Now, as the rest of the world ponders the globally significant agreement between the US and China on cutting carbon dioxide emissions, work at the coalface  of communities is continuing as the best and brightest NSW councils get together in the first week of December to recognise environmental ingenuity at the 2014 Local Government Excellence in the Environment Awards.

Local governments might be smaller than their state or national peers, but their grass roots reach into the community as well as their sheer number makes them a key agent for delivering change and innovation.

There are 15 award categories including: asbestos management; climate change action; communication, education and empowerment, resource recovery, weed management, sustainable procurement, waste avoidance and reuse and water conservation and the 49 project finalists include a huge range of innovative schemes.

Lismore City Council, for example, is a finalist in the resource recovery section for its project ‘The Dirty Dozen: 12 Rules for Your Yellow Bin’. Lake Macquarie City Council is a finalist in the natural environment policies, planning and decision making award category for its work with threatened species, including large forest owls and grevilleas.

Meanwhile, Greater Taree Council makes the finals list in the natural environment protection and enhancement (groundworks) category for its project ‘Big Swamp, Big Plume, Big Results’. This collaborative project with the University of NSW led to the remediation of a large swathe of acidic farmland on the Lower Manning River estuary and turned it into fertile wetlands.

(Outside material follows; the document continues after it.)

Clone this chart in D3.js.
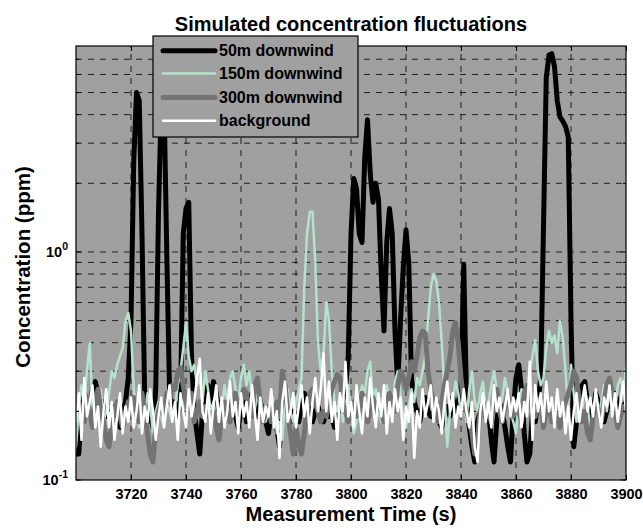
<!DOCTYPE html>
<html><head><meta charset="utf-8">
<script src="https://cdn.jsdelivr.net/npm/d3@7"></script>
<style>
body{margin:0;background:#fff}
text{font-family:"Liberation Sans",Arial,Helvetica,sans-serif;font-weight:bold;fill:#000}
</style>
</head><body>
<svg id="c" width="643" height="528"></svg>
<script>
// ---------- data ----------
const title = "Simulated concentration fluctuations";
const xLabel = "Measurement Time (s)";
const yLabel = "Concentration (ppm)";
const tStart = 3700, tStep = 1;
const xTicks = [3720,3740,3760,3780,3800,3820,3840,3860,3880,3900];
const yMajorTicks = [0.1, 1];
const yTickLabels = [["10","-1"],["10","0"]];
const yMinorTicks = [0.2,0.3,0.4,0.5,0.6,0.7,0.8,0.9,2,3,4,5,6,7];
const seriesNames = ["50m downwind","150m downwind","300m downwind","background"];

const c50 = [
0.13,0.13,0.2,0.24,0.22,0.2,0.25,0.27,0.24,0.2,
0.22,0.19,0.2,0.18,0.21,0.2,0.17,0.2,0.22,0.28,
0.5,2.5,5.0,4.6,1.2,0.22,0.18,0.2,0.17,0.25,
1.5,4.5,4.8,1.0,0.25,0.2,0.22,0.19,0.22,1.2,
1.55,1.65,0.35,0.2,0.16,0.13,0.2,0.24,0.26,0.22,
0.27,0.24,0.2,0.22,0.18,0.21,0.2,0.23,0.19,0.17,
0.2,0.22,0.18,0.21,0.24,0.2,0.19,0.22,0.2,0.18,
0.16,0.2,0.19,0.17,0.14,0.2,0.22,0.2,0.18,0.2,
0.19,0.18,0.21,0.24,0.22,0.2,0.18,0.2,0.21,0.19,
0.18,0.2,0.19,0.19,0.17,0.21,0.2,0.22,0.25,0.35,
1.2,2.1,1.9,1.2,1.1,2.6,3.8,2.2,1.65,2.0,
1.7,0.8,0.45,1.1,1.55,1.2,0.45,0.26,0.5,0.85,
1.25,0.9,0.28,0.22,0.2,0.18,0.21,0.23,0.2,0.19,
0.2,0.22,0.18,0.17,0.2,0.21,0.19,0.23,0.2,0.22,
0.25,0.88,0.22,0.17,0.14,0.12,0.18,0.2,0.22,0.19,
0.2,0.15,0.12,0.18,0.22,0.2,0.17,0.14,0.12,0.2,
0.28,0.32,0.25,0.16,0.12,0.13,0.2,0.18,0.22,0.28,
1.3,5.8,7.3,7.4,6.5,4.6,3.9,3.75,3.55,3.2,
0.5,0.14,0.18,0.2,0.26,0.27,0.22,0.19,0.2,0.24,
0.22,0.2,0.18,0.2,0.23,0.21,0.24,0.22,0.2,0.21,0.22];

const c150 = [
0.14,0.2,0.26,0.22,0.3,0.4,0.2,0.17,0.22,0.25,
0.18,0.2,0.24,0.3,0.28,0.32,0.35,0.38,0.5,0.54,
0.45,0.25,0.2,0.17,0.22,0.19,0.24,0.21,0.16,0.2,
0.22,0.19,0.17,0.23,0.2,0.18,0.21,0.26,0.3,0.38,
0.49,0.35,0.3,0.32,0.26,0.28,0.22,0.3,0.25,0.2,
0.22,0.24,0.18,0.2,0.26,0.22,0.28,0.3,0.25,0.22,
0.28,0.32,0.26,0.3,0.24,0.2,0.27,0.23,0.2,0.18,
0.2,0.24,0.22,0.16,0.18,0.15,0.22,0.25,0.2,0.18,
0.22,0.25,0.28,0.7,1.2,1.5,1.5,0.9,0.4,0.3,
0.35,0.6,0.5,0.3,0.22,0.2,0.24,0.18,0.2,0.26,
0.2,0.16,0.18,0.22,0.26,0.24,0.3,0.33,0.22,0.25,
0.2,0.18,0.22,0.26,0.23,0.2,0.27,0.3,0.24,0.19,
0.17,0.21,0.25,0.22,0.28,0.26,0.3,0.35,0.5,0.7,
0.8,0.75,0.6,0.4,0.24,0.14,0.2,0.22,0.27,0.24,
0.2,0.22,0.18,0.25,0.3,0.22,0.2,0.24,0.27,0.2,
0.22,0.26,0.3,0.25,0.2,0.23,0.28,0.24,0.2,0.18,
0.16,0.22,0.25,0.2,0.24,0.3,0.35,0.41,0.3,0.26,
0.28,0.38,0.45,0.4,0.43,0.36,0.5,0.42,0.3,0.2,
0.32,0.24,0.18,0.22,0.2,0.25,0.22,0.16,0.2,0.23,
0.19,0.22,0.26,0.2,0.24,0.22,0.2,0.26,0.28,0.25,0.31];

const c300 = [
0.2,0.22,0.19,0.18,0.23,0.2,0.17,0.22,0.25,0.2,
0.18,0.15,0.14,0.18,0.2,0.22,0.19,0.17,0.2,0.22,
0.2,0.23,0.2,0.18,0.24,0.2,0.16,0.13,0.12,0.17,
0.2,0.22,0.19,0.24,0.22,0.26,0.25,0.3,0.31,0.26,
0.22,0.2,0.24,0.18,0.2,0.22,0.19,0.21,0.2,0.18,
0.2,0.17,0.15,0.19,0.22,0.2,0.18,0.23,0.24,0.2,
0.22,0.25,0.24,0.2,0.19,0.26,0.28,0.22,0.18,0.2,
0.21,0.18,0.2,0.22,0.19,0.3,0.26,0.2,0.16,0.13,
0.17,0.14,0.13,0.16,0.2,0.24,0.25,0.22,0.2,0.18,
0.2,0.19,0.22,0.25,0.27,0.29,0.28,0.22,0.2,0.18,
0.2,0.22,0.19,0.2,0.24,0.21,0.18,0.2,0.23,0.2,
0.22,0.2,0.18,0.21,0.24,0.22,0.2,0.26,0.3,0.28,
0.25,0.28,0.33,0.3,0.35,0.42,0.45,0.44,0.3,0.25,
0.22,0.2,0.18,0.22,0.26,0.3,0.35,0.45,0.49,0.4,
0.28,0.22,0.2,0.18,0.16,0.13,0.15,0.2,0.22,0.19,
0.2,0.18,0.22,0.25,0.2,0.18,0.21,0.24,0.2,0.19,
0.22,0.2,0.18,0.24,0.26,0.22,0.2,0.19,0.21,0.23,
0.17,0.2,0.22,0.18,0.2,0.19,0.17,0.2,0.22,0.24,
0.26,0.3,0.28,0.22,0.18,0.2,0.16,0.15,0.19,0.22,
0.2,0.18,0.22,0.26,0.28,0.24,0.2,0.17,0.19,0.21,0.2];

const cBg = [
0.18,0.24,0.15,0.28,0.19,0.22,0.26,0.17,0.21,0.14,
0.2,0.25,0.17,0.22,0.15,0.19,0.24,0.16,0.21,0.18,
0.23,0.17,0.2,0.26,0.16,0.21,0.18,0.25,0.2,0.15,
0.19,0.23,0.17,0.21,0.26,0.18,0.22,0.15,0.24,0.2,
0.17,0.25,0.19,0.22,0.28,0.34,0.2,0.18,0.24,0.16,
0.21,0.26,0.18,0.23,0.17,0.2,0.27,0.19,0.22,0.16,
0.24,0.19,0.22,0.17,0.26,0.2,0.15,0.23,0.18,0.21,
0.19,0.25,0.17,0.2,0.125,0.22,0.27,0.18,0.2,0.24,
0.17,0.21,0.26,0.19,0.23,0.16,0.22,0.28,0.2,0.25,
0.36,0.2,0.27,0.18,0.22,0.15,0.24,0.2,0.33,0.19,
0.22,0.17,0.26,0.2,0.16,0.23,0.19,0.28,0.21,0.17,
0.24,0.19,0.26,0.16,0.22,0.18,0.25,0.2,0.23,0.15,
0.21,0.18,0.24,0.125,0.2,0.17,0.25,0.19,0.22,0.26,
0.18,0.23,0.2,0.16,0.22,0.27,0.2,0.24,0.17,0.21,
0.19,0.25,0.2,0.17,0.22,0.14,0.12,0.2,0.24,0.18,
0.22,0.17,0.26,0.2,0.23,0.18,0.21,0.25,0.19,0.23,
0.2,0.24,0.17,0.22,0.19,0.33,0.15,0.26,0.2,0.24,
0.18,0.27,0.2,0.23,0.17,0.25,0.19,0.22,0.16,0.21,
0.15,0.2,0.24,0.18,0.22,0.26,0.2,0.23,0.19,0.25,
0.2,0.17,0.23,0.21,0.26,0.19,0.24,0.18,0.22,0.27,0.2];

// ---------- styles ----------
const colors = ["#000000","#b4e2cc","#737373","#ffffff"];
const widths = [5, 2.5, 5, 2.5];
const plotBg = "#a0a0a0";

const m = {left:76, right:626, top:46, bottom:480};
const svg = d3.select("#c");

const x = d3.scaleLinear().domain([3700, 3900]).range([m.left, m.right]);
const y = d3.scaleLog().domain([0.1, 8]).range([m.bottom, m.top]);

svg.append("rect").attr("x",m.left).attr("y",m.top)
  .attr("width",m.right-m.left).attr("height",m.bottom-m.top).attr("fill",plotBg);

// grid
const grid = svg.append("g").attr("stroke","#111").attr("stroke-width",0.9).attr("stroke-dasharray","6,6");
xTicks.filter(t => t < 3900).forEach(t => {
  grid.append("line").attr("x1",x(t)).attr("x2",x(t)).attr("y1",m.bottom).attr("y2",m.top);
});
yMinorTicks.concat([1]).forEach(v => {
  grid.append("line").attr("y1",y(v)).attr("y2",y(v)).attr("x1",m.left).attr("x2",m.right);
});

// clip
svg.append("clipPath").attr("id","clip").append("rect")
  .attr("x",m.left).attr("y",m.top).attr("width",m.right-m.left).attr("height",m.bottom-m.top);

const all = [c50, c150, c300, cBg];
const line = d3.line().x((d,i) => x(tStart + i*tStep)).y(d => y(d));
const lg = svg.append("g").attr("clip-path","url(#clip)");
all.forEach((s,k) => {
  lg.append("path").datum(s).attr("d",line).attr("fill","none")
    .attr("stroke",colors[k]).attr("stroke-width",widths[k])
    .attr("stroke-linejoin","round").attr("stroke-linecap","round");
});

// border
svg.append("rect").attr("x",m.left).attr("y",m.top)
  .attr("width",m.right-m.left).attr("height",m.bottom-m.top)
  .attr("fill","none").attr("stroke","#000").attr("stroke-width",1.2);

// x axis
const xAxisB = d3.axisBottom(x).tickValues(xTicks).tickSizeInner(-5).tickSizeOuter(0).tickPadding(9).tickFormat(d3.format("d"));
const gx = svg.append("g").attr("transform",`translate(0,${m.bottom})`).call(xAxisB);
gx.select(".domain").remove();
gx.selectAll("text").attr("font-size",14.5).attr("font-family","Liberation Sans, Arial, sans-serif").attr("font-weight","bold").attr("fill","#000");
const xAxisT = d3.axisTop(x).tickValues(xTicks).tickSizeInner(-5).tickSizeOuter(0).tickFormat("");
const gxt = svg.append("g").attr("transform",`translate(0,${m.top})`).call(xAxisT);
gxt.select(".domain").remove();

// y ticks (inward)
const yt = svg.append("g").attr("stroke","#000").attr("stroke-width",1);
yMajorTicks.forEach(v => {
  yt.append("line").attr("x1",m.left).attr("x2",m.left+5).attr("y1",y(v)).attr("y2",y(v));
  yt.append("line").attr("x1",m.right).attr("x2",m.right-5).attr("y1",y(v)).attr("y2",y(v));
});
yMinorTicks.forEach(v => {
  yt.append("line").attr("x1",m.left).attr("x2",m.left+3).attr("y1",y(v)).attr("y2",y(v));
  yt.append("line").attr("x1",m.right).attr("x2",m.right-3).attr("y1",y(v)).attr("y2",y(v));
});
yMajorTicks.forEach((v,i) => {
  const t = svg.append("text").attr("x",m.left-8).attr("y",y(v)+5).attr("text-anchor","end").attr("font-size",14.5);
  t.append("tspan").text(yTickLabels[i][0]);
  t.append("tspan").attr("font-size",10.5).attr("dy",-7).text(yTickLabels[i][1]);
});

// titles
svg.append("text").attr("x",(m.left+m.right)/2).attr("y",31).attr("text-anchor","middle").attr("font-size",20).text(title);
svg.append("text").attr("x",(m.left+m.right)/2).attr("y",521).attr("text-anchor","middle").attr("font-size",20).text(xLabel);
svg.append("text").attr("transform",`translate(30,${(m.top+m.bottom)/2+4}) rotate(-90)`).attr("text-anchor","middle").attr("font-size",20.5).text(yLabel);

// legend
const L = {x:153, y:36, w:205, h:101};
const leg = svg.append("g");
leg.append("rect").attr("x",L.x).attr("y",L.y).attr("width",L.w).attr("height",L.h)
  .attr("fill",plotBg).attr("stroke","#000").attr("stroke-width",1.2);
const rowY = [50.7, 73.5, 97.5, 120.7];
seriesNames.forEach((nm,k) => {
  leg.append("line").attr("x1",L.x+10).attr("x2",L.x+62).attr("y1",rowY[k]).attr("y2",rowY[k])
    .attr("stroke",colors[k]).attr("stroke-width",widths[k]).attr("stroke-linecap","round");
  leg.append("text").attr("x",L.x+66).attr("y",rowY[k]+5.5).attr("font-size",16).text(nm);
});
</script>
</body></html>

President of Local Government NSW, Cr Keith Rhoades AFSM, said the awards had been running for 17 years and the standard of nominated projects kept ramping-up.

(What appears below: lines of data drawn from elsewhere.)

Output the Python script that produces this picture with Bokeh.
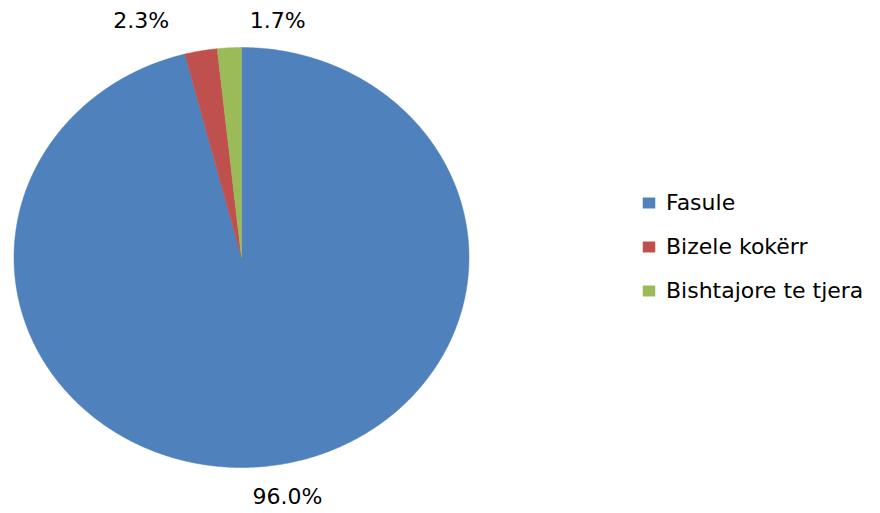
import numpy as np
from bokeh.plotting import figure
from bokeh.models import ColumnDataSource, Legend, LegendItem, Range1d
from bokeh.core.properties import value
from bokeh.embed import file_html
from bokeh.resources import INLINE

categories = ["Fasule", "Bizele kokërr", "Bishtajore te tjera"]
shares = [96.0, 2.3, 1.7]
labels = ["96.0%", "2.3%", "1.7%"]
colors = ["#4F81BD", "#C0504D", "#9BBB59"]

W, H = 880, 513
cx_px, cy_px = 241, 257      # pie centre in figure pixels (from top-left)
rx_px, ry_px = 227.5, 210.0  # pixel size of one data unit along x / y
FONT = "DejaVu Sans"

p = figure(width=W, height=H, output_backend="svg", toolbar_location=None,
           min_border=0, outline_line_color=None)
p.x_range = Range1d(-cx_px / rx_px, (W - cx_px) / rx_px)
p.y_range = Range1d(-(H - cy_px) / ry_px, cy_px / ry_px)
p.axis.visible = False
p.grid.visible = False
p.background_fill_color = "white"
p.border_fill_color = "white"

vals = np.array(shares)
frac = vals / vals.sum()
ends = np.pi / 2 - 2 * np.pi * np.cumsum(frac)
starts = np.concatenate([[np.pi / 2], ends[:-1]])

renderers = []
for i, cat in enumerate(categories):
    n = max(8, int(abs(starts[i] - ends[i]) / (2 * np.pi) * 720))
    th = np.linspace(starts[i], ends[i], n)
    xs = np.concatenate([[0.0], np.cos(th), [0.0]])
    ys = np.concatenate([[0.0], np.sin(th), [0.0]])
    r = p.patch(xs, ys, fill_color=colors[i], line_color=colors[i], line_width=0.5)
    renderers.append(r)

mids = (starts + ends) / 2
lr = 1.14
lab_src = ColumnDataSource(dict(
    x=np.cos(mids) * lr, y=np.sin(mids) * lr, text=labels,
    xo=[13.5, -54, 50], yo=[1.5, -1.4, 2]))
p.text(x="x", y="y", text="text", source=lab_src, x_offset="xo", y_offset="yo",
       text_align="center", text_baseline="middle",
       text_font=value(FONT), text_font_size="22px", text_color="#000000")

items = [LegendItem(label=cat, renderers=[renderers[i]]) for i, cat in enumerate(categories)]
legend = Legend(items=items, location=(641, 210), orientation="vertical",
                border_line_color=None, background_fill_alpha=0,
                glyph_width=15, glyph_height=13, label_standoff=10,
                label_text_font=FONT, label_text_font_size="22px",
                label_text_color="#000000",
                label_height=20, spacing=19, padding=0, margin=0)
p.add_layout(legend, "center")

open("out.html", "w").write(file_html(p, INLINE))
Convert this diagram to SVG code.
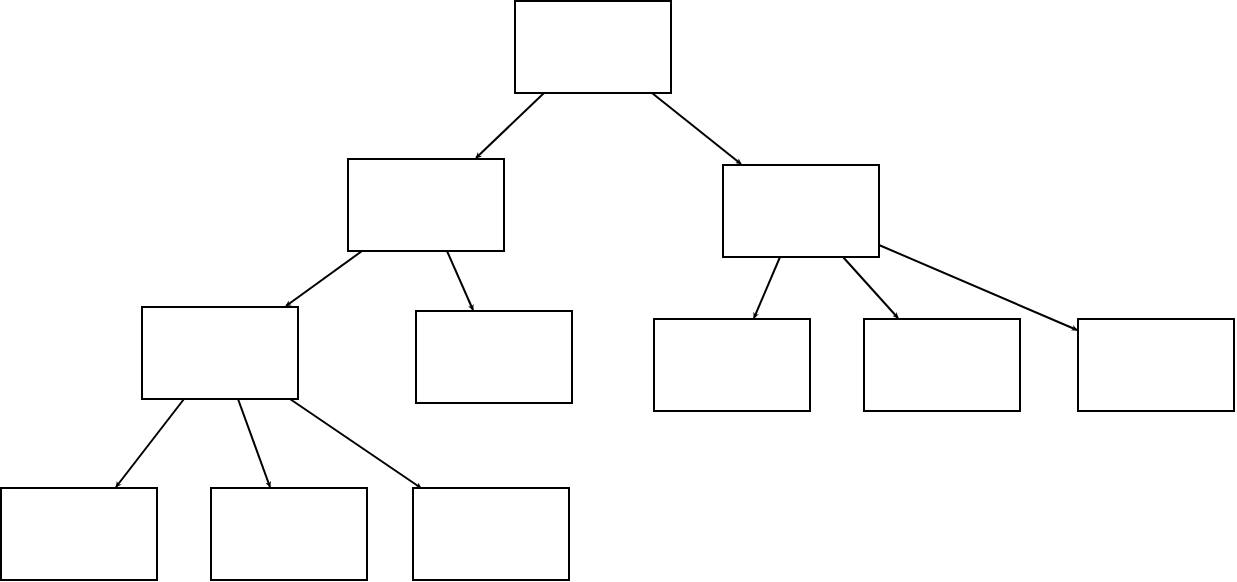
<svg xmlns="http://www.w3.org/2000/svg" width="1237" height="582" viewBox="0 0 1237 582">
<style>
.n{fill:#fff;stroke:#000;stroke-width:2}
.e{stroke:#000;stroke-width:2;fill:none;marker-end:url(#a)}
</style>
<defs><marker id="a" viewBox="0 0 10 10" refX="9" refY="5" markerWidth="6" markerHeight="6" markerUnits="userSpaceOnUse" orient="auto"><path d="M0,0L10,5L0,10L3,5Z" fill="#000" transform="scale(1)"/></marker></defs>
<rect width="1237" height="582" fill="#fff"/>
<g id="connectors">
<line class="e" x1="544" y1="93" x2="476" y2="158"/>
<line class="e" x1="652" y1="93" x2="741" y2="164"/>
<line class="e" x1="362" y1="251" x2="286" y2="306"/>
<line class="e" x1="447" y1="251" x2="473" y2="310"/>
<line class="e" x1="780" y1="257" x2="754" y2="318"/>
<line class="e" x1="843" y1="257" x2="898" y2="318"/>
<line class="e" x1="879" y1="245" x2="1077" y2="330"/>
<line class="e" x1="184" y1="399" x2="116" y2="487"/>
<line class="e" x1="238" y1="399" x2="270" y2="487"/>
<line class="e" x1="290" y1="399" x2="421" y2="488"/>
</g>
<g id="n1"><rect class="n" x="515" y="1" width="156" height="92"/></g>
<g id="n2"><rect class="n" x="348" y="159" width="156" height="92"/></g>
<g id="n3"><rect class="n" x="723" y="165" width="156" height="92"/></g>
<g id="n4"><rect class="n" x="142" y="307" width="156" height="92"/></g>
<g id="n5"><rect class="n" x="416" y="311" width="156" height="92"/></g>
<g id="n6"><rect class="n" x="654" y="319" width="156" height="92"/></g>
<g id="n7"><rect class="n" x="864" y="319" width="156" height="92"/></g>
<g id="n8"><rect class="n" x="1078" y="319" width="156" height="92"/></g>
<g id="n9"><rect class="n" x="1" y="488" width="156" height="92"/></g>
<g id="n10"><rect class="n" x="211" y="488" width="156" height="92"/></g>
<g id="n11"><rect class="n" x="413" y="488" width="156" height="92"/></g>
</svg>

“We received 95 entries across the 15 categories from over 80 councils or council partnerships around the state,” Mr Rhoades said.

“A selection of finalists will also be presenting at the finalists’ forum on a wide range of topics including sustainability, waste, biocertification, roadside vegetation, sea-level rise, sustainable procurement and precinct water sensitive urban design redevelopment.”

He encouraged councillors and council staff to attend and be inspired and motivated by hearing about the great work councils were doing in the environmental realm.

“The awards emceed by Rod Quantock, stand-up comedian and writer, are a great opportunity to give NSW Councils and individual staff members’ recognition and thanks for the great work that they do by finding new and inventive ways of tackling environmental issues in their own communities. Good luck to them all,” said Cr Rhoades.

The finalists’ forum will be held from 9am to12.15pm and the awards lunch is from 12.30pm to  3pm on Tuesday December 2.